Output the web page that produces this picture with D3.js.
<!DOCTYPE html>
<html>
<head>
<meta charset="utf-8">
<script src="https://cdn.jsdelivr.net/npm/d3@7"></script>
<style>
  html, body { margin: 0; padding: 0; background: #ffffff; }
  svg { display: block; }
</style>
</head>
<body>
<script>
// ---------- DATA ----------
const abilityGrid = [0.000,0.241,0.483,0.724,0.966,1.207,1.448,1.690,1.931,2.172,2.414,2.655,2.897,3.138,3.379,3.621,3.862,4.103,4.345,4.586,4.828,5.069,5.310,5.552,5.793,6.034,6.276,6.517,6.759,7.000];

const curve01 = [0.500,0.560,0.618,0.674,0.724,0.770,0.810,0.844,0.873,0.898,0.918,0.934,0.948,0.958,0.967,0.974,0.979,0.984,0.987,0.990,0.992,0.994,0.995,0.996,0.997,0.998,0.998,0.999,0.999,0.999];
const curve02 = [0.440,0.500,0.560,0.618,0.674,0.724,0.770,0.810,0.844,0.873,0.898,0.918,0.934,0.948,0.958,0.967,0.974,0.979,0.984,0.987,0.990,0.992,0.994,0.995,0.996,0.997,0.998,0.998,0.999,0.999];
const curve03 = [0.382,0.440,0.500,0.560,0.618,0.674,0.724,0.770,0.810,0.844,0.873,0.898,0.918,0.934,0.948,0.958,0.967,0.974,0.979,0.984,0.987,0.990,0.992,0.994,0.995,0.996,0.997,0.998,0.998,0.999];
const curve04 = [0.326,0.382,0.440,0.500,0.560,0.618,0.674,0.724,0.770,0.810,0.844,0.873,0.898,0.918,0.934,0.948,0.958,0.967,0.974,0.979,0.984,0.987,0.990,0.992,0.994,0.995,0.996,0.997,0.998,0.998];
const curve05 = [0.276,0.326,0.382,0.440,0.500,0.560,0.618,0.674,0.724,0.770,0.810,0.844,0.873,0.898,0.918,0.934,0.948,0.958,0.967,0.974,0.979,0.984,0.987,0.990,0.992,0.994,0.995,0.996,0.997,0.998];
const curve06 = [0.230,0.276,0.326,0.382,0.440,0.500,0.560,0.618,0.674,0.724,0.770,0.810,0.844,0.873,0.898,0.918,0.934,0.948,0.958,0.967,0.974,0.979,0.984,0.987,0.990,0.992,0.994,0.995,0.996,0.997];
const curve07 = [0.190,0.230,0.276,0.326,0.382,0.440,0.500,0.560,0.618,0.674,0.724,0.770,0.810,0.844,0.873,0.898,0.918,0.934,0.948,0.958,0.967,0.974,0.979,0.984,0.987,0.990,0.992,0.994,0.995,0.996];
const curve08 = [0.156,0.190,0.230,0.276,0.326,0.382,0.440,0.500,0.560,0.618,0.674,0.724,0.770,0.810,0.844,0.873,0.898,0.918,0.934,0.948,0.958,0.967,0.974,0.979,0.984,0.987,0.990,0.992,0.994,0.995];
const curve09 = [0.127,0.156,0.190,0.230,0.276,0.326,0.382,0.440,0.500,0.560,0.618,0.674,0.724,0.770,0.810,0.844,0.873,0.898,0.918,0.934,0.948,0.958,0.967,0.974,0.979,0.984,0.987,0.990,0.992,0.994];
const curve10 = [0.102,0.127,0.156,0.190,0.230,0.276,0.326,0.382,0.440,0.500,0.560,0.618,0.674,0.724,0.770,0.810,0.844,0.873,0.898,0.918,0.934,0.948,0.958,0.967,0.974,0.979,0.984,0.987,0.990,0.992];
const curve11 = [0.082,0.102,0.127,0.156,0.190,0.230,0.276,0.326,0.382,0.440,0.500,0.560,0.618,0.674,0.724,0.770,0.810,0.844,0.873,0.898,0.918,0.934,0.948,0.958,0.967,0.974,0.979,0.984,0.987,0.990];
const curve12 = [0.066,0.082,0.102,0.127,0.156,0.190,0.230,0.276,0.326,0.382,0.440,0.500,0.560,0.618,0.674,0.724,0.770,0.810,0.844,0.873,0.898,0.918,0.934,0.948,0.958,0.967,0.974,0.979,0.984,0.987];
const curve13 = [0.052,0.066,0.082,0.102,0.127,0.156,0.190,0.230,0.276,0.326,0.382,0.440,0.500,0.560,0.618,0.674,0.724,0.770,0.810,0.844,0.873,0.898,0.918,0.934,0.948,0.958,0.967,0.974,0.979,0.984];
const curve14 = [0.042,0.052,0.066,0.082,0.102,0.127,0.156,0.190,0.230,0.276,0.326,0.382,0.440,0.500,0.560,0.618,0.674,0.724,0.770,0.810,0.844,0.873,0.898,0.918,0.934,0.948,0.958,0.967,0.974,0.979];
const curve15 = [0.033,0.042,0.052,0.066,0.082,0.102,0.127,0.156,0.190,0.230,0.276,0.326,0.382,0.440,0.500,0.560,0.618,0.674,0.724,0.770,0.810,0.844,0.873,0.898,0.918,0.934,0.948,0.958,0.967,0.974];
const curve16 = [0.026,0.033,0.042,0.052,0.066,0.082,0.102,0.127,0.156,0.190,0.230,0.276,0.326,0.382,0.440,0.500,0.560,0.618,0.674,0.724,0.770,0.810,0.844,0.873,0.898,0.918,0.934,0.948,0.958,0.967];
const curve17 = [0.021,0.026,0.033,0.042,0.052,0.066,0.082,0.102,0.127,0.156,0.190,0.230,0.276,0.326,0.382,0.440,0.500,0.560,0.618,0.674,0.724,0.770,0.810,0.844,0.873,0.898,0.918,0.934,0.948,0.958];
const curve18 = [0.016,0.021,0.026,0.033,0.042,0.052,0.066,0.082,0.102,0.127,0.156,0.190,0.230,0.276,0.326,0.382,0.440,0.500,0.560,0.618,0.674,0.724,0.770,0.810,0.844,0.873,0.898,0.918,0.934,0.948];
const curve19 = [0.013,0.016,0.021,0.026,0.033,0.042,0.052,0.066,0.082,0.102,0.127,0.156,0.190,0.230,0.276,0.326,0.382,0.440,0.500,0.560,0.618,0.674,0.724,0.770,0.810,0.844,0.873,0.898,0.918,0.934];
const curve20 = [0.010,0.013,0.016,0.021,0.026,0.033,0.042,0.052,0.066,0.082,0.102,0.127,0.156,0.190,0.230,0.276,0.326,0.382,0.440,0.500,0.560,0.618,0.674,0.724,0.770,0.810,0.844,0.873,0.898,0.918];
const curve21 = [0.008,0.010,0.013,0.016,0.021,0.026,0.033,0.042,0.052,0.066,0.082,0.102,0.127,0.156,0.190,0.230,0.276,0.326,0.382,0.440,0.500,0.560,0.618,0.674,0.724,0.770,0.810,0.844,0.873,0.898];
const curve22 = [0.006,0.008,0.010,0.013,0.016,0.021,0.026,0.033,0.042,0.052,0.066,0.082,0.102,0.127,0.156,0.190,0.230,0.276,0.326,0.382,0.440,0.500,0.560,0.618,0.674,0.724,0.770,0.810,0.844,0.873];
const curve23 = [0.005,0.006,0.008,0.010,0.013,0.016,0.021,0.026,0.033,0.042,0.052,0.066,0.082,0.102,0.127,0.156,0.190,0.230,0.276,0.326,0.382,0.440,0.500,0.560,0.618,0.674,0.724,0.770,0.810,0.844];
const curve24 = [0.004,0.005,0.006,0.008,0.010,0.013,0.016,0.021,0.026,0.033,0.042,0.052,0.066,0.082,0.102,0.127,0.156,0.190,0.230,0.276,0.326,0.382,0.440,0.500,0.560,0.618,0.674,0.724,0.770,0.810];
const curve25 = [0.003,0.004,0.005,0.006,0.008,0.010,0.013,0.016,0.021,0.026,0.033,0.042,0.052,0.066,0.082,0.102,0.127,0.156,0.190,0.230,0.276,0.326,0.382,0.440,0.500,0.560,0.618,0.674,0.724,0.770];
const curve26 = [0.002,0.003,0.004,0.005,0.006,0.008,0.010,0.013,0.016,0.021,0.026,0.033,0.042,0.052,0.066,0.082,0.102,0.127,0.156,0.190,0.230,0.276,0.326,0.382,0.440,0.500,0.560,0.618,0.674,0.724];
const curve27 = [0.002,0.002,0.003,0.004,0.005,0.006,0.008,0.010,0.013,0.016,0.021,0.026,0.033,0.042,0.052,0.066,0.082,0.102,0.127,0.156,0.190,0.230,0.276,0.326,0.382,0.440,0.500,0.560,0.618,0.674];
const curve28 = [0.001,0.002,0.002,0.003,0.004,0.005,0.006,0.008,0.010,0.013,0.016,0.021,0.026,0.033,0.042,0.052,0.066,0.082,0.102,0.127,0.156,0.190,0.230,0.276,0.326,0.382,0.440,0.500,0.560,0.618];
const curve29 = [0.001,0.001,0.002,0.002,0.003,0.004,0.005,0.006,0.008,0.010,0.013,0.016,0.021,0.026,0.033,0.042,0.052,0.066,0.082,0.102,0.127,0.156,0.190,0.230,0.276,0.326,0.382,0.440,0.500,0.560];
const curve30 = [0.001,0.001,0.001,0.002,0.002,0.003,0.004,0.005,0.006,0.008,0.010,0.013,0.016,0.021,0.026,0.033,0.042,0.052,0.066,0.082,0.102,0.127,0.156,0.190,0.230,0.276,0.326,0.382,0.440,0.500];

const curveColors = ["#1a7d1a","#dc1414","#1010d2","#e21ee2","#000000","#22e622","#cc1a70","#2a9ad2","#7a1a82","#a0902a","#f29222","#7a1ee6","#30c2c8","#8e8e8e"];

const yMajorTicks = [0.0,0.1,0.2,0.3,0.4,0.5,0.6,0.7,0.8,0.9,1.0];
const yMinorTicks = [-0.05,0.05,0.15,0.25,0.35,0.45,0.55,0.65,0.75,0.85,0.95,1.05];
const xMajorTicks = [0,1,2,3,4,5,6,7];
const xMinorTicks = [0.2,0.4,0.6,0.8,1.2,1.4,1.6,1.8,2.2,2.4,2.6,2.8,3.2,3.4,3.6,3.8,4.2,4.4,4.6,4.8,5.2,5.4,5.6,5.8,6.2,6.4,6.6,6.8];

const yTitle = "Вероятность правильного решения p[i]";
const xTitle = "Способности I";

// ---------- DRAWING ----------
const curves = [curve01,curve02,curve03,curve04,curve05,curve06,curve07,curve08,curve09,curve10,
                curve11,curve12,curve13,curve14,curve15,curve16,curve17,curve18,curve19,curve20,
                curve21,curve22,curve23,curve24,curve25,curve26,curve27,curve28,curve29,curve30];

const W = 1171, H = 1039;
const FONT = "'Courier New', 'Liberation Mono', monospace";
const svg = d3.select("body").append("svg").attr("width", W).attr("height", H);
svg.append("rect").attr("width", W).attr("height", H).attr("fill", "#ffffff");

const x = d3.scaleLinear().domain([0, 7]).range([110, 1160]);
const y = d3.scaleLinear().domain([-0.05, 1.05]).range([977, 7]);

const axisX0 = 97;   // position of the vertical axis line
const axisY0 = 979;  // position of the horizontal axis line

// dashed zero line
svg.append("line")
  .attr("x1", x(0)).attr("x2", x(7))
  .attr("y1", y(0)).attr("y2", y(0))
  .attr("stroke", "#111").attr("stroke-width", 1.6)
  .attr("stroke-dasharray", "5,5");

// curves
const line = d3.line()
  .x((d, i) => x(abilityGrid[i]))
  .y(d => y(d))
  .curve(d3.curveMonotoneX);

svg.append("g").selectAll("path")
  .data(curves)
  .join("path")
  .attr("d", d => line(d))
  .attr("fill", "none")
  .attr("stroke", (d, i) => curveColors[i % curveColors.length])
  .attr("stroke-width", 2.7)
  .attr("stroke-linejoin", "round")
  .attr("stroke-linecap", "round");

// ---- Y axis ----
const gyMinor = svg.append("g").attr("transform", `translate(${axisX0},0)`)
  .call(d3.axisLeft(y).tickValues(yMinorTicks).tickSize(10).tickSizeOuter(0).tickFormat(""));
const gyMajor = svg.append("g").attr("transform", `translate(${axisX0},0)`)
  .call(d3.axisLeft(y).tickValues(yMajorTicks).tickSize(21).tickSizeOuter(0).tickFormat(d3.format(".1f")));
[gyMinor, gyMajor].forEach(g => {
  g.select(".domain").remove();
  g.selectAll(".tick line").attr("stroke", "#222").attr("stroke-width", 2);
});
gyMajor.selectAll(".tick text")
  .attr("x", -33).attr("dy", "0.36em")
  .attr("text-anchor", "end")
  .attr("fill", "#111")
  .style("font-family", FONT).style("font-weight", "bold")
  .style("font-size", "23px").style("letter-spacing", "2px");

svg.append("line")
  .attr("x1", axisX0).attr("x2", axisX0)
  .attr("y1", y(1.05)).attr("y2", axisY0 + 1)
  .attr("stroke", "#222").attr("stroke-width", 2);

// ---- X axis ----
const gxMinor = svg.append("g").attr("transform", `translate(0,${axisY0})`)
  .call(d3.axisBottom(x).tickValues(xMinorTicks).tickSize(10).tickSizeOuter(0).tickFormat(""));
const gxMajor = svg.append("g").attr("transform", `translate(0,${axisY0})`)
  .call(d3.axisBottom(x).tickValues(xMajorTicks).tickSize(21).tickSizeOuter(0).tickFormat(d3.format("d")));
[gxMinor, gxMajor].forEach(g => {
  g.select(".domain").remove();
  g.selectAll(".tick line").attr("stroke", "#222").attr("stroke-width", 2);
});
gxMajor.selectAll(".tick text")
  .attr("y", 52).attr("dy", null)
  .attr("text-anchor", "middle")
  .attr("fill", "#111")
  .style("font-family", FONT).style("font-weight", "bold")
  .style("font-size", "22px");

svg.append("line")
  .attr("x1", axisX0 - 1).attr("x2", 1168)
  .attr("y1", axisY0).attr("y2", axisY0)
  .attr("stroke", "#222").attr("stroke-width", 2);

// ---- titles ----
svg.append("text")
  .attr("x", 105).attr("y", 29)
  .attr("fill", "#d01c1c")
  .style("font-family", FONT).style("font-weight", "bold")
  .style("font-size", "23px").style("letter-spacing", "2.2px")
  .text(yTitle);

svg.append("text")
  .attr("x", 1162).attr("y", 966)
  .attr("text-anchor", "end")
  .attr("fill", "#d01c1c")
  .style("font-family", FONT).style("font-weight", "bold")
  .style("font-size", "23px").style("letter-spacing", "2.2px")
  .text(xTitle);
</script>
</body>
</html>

→ WHAT TO PRODUCE
Copy every single line of the material above that holds "picture".

→ FINAL RESULT
Output the web page that produces this picture with D3.js.

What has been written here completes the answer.